Es ist damit zu rechnen, dass die laufenden Gerichtsverfahren zügig abgeschlossen werden. Entweder wird Parship die Ansprüche anerkennen – das Gericht wird entsprechend deutliche Hinweise erteilen – oder es werden hunderte Urteile zu Lasten von Parship gesprochen.

Wer noch nicht geklagt, aber bereits Wertersatz gezahlt hat (bzw. Parship hat den vereinnahmten Betrag nicht ausgezahlt), sollte nun tätig werden. Dies betrifft soweit ersichtlich alle Fälle mit Widerruf ab dem 01.01.2017. Fälle aus dem Jahr 2017 verjähren am Ende des Jahres, wenn nicht vorher Maßnahmen dagegen ergriffen werden.

Für ältere Fälle ist wohl Verjährung eingetreten, soweit man Parship keinen Betrugsversuch durch die Geltendmachung des Wertersatzes unterstellt, was ich für eher unwahrscheinlich halte.

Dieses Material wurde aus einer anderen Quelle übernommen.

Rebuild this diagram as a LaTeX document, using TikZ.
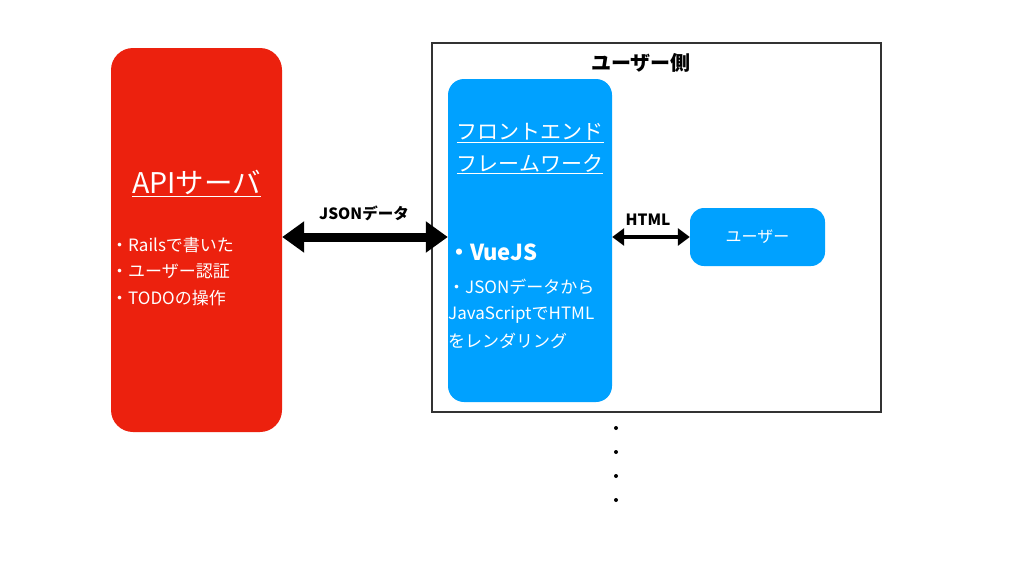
\documentclass[tikz,border=0pt]{standalone}
\usepackage{fontspec}
\setmainfont{Noto Sans CJK JP}
\usetikzlibrary{arrows.meta}
\definecolor{apired}{RGB}{236,33,14}
\definecolor{vueblue}{RGB}{0,161,255}
\definecolor{framegray}{RGB}{50,50,50}
\tikzset{
  box/.style={rounded corners=#1, inner sep=0pt},
  whitetext/.style={text=white, inner sep=0pt, anchor=west},
  bigarrow/.style={line width=9pt, {Triangle[length=22pt,width=30pt]}-{Triangle[length=22pt,width=30pt]}},
  smallarrow/.style={line width=4pt, {Triangle[length=12pt,width=17pt]}-{Triangle[length=12pt,width=17pt]}}
}
\newcommand{\fs}[1]{\fontsize{#1}{#1}\selectfont}
\begin{document}
\begin{tikzpicture}[x=1pt,y=-1pt]
        \useasboundingbox[fill=white] (0,0) rectangle (1024,576);

        % boxes
        \node[box=22pt, fill=apired, minimum width=171pt, minimum height=384pt] (api) at (196.5, 240) {};
        \node[draw=framegray, line width=1.6pt, minimum width=449pt, minimum height=369pt, inner sep=0pt] (side) at (656.5, 227.5) {};
        \node[box=16pt, fill=vueblue, minimum width=164pt, minimum height=323pt] (front) at (530, 240.5) {};
        \node[box=14pt, fill=vueblue, minimum width=135pt, minimum height=58pt] (user) at (757.5, 237) {};

        % texts
        \node[inner sep=0pt, font=\fs{20}\bfseries] (sidetitle) at (641, 63) {ユーザー側};
        \node[text=white, inner sep=0pt, font=\fs{28.5}] (apititle) at (196.5, 183) {\underline{APIサーバ}};
        \node[whitetext, font=\fs{17}] (rails) at (111, 245) {・Railsで書いた};
        \node[whitetext, font=\fs{17}] (auth) at (111, 271) {・ユーザー認証};
        \node[whitetext, font=\fs{17}] (todo) at (111, 298) {・TODOの操作};

        \node[text=white, inner sep=0pt, font=\fs{21}] (fe1) at (530, 133) {\underline{フロントエンド}};
        \node[text=white, inner sep=0pt, font=\fs{21}] (fe2) at (530, 164) {\underline{フレームワーク}};
        \node[whitetext, font=\fs{22}\bfseries] (vue) at (448, 252) {・VueJS};
        \node[whitetext, font=\fs{17}] (vue1) at (448, 287) {・JSONデータから};
        \node[whitetext, font=\fs{17}] (vue2) at (448, 315) {JavaScriptでHTML};
        \node[whitetext, font=\fs{17}] (vue3) at (448, 341) {をレンダリング};

        \node[text=white, inner sep=0pt, font=\fs{16}] (usertext) at (user) {ユーザー};

        % arrows
        \draw[bigarrow] (api.east |- user) -- (front.west |- user);
        \node[inner sep=0pt, font=\fs{15.5}\bfseries] (jsonlabel) at (364, 213) {JSONデータ};
        \draw[smallarrow] (front.east |- user) -- (user.west);
        \node[inner sep=0pt, font=\fs{15.5}\bfseries] (htmllabel) at (648, 220) {HTML};

        % dots
        \foreach \y in {428, 452, 476, 500}
          \fill (616, \y) circle (2pt);
\end{tikzpicture}
\end{document}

Betroffene sollten daher jetzt den Weg zum Anwalt gehen. Da es sich bei der Falschberechnung des Wertersatzes durch Parship um eine Vertragsverletzung handelt, dürften die Anwaltskosten durch Parship zu erstatten sein.

Gerne vertrete ich Sie vor den Hamburger Gerichten gegen Parship, Ihre persönliche Anwesenheit zu einem eventuellen Prozess ist in aller Regel nicht erforderlich. Sie erreichen mich per E-Mail: wenck @rechtsanwalt-wenck.de oder telefonisch unter 015156068110 oder 041797509820.

Ausblick und Folgen für Parship

Klar ist, dass die laufenden Verfahren und die hoffentlich zu erwartende Flut an neuen Forderungen für Parship teuer werden. Allerdings vermute ich stark, dass sich das Vorgehen für Parship am Ende dennoch gelohnt hat, weil sehr viele Kunden die Forderungen aus Bequemlichkeit oder Scham nicht mehr geltend machen, oder weil die Forderungen verjährt sind oder verjähren.

Bislang hat Parship auf Urteile zu den eigenen AGB immer mit Änderungen reagiert, die dann teilweise wieder gerichtlich angegriffen werden konnten. Möglich wäre insofern, dass Parship die Preise der Einzelleistungen versucht in den AGB zu verstecken, was meines Erachtens nicht wirksam wäre. Auf die tatsächlichen Änderungen darf man gespannt sein, ich erwarte aber eher nicht, dass Parship plötzlich seriös wird.

Die Entscheidung stellt mutmaßlich das Geschäftsmodell von Parship in Frage, denn wer die Plattform bis zu 14 Tage ausprobiert, hat entweder schon einen Partner gefunden oder ist von dem Angebot nicht überzeugt – Zweiteres ist nach meinem Eindruck der Grund für die meisten Widerrufe.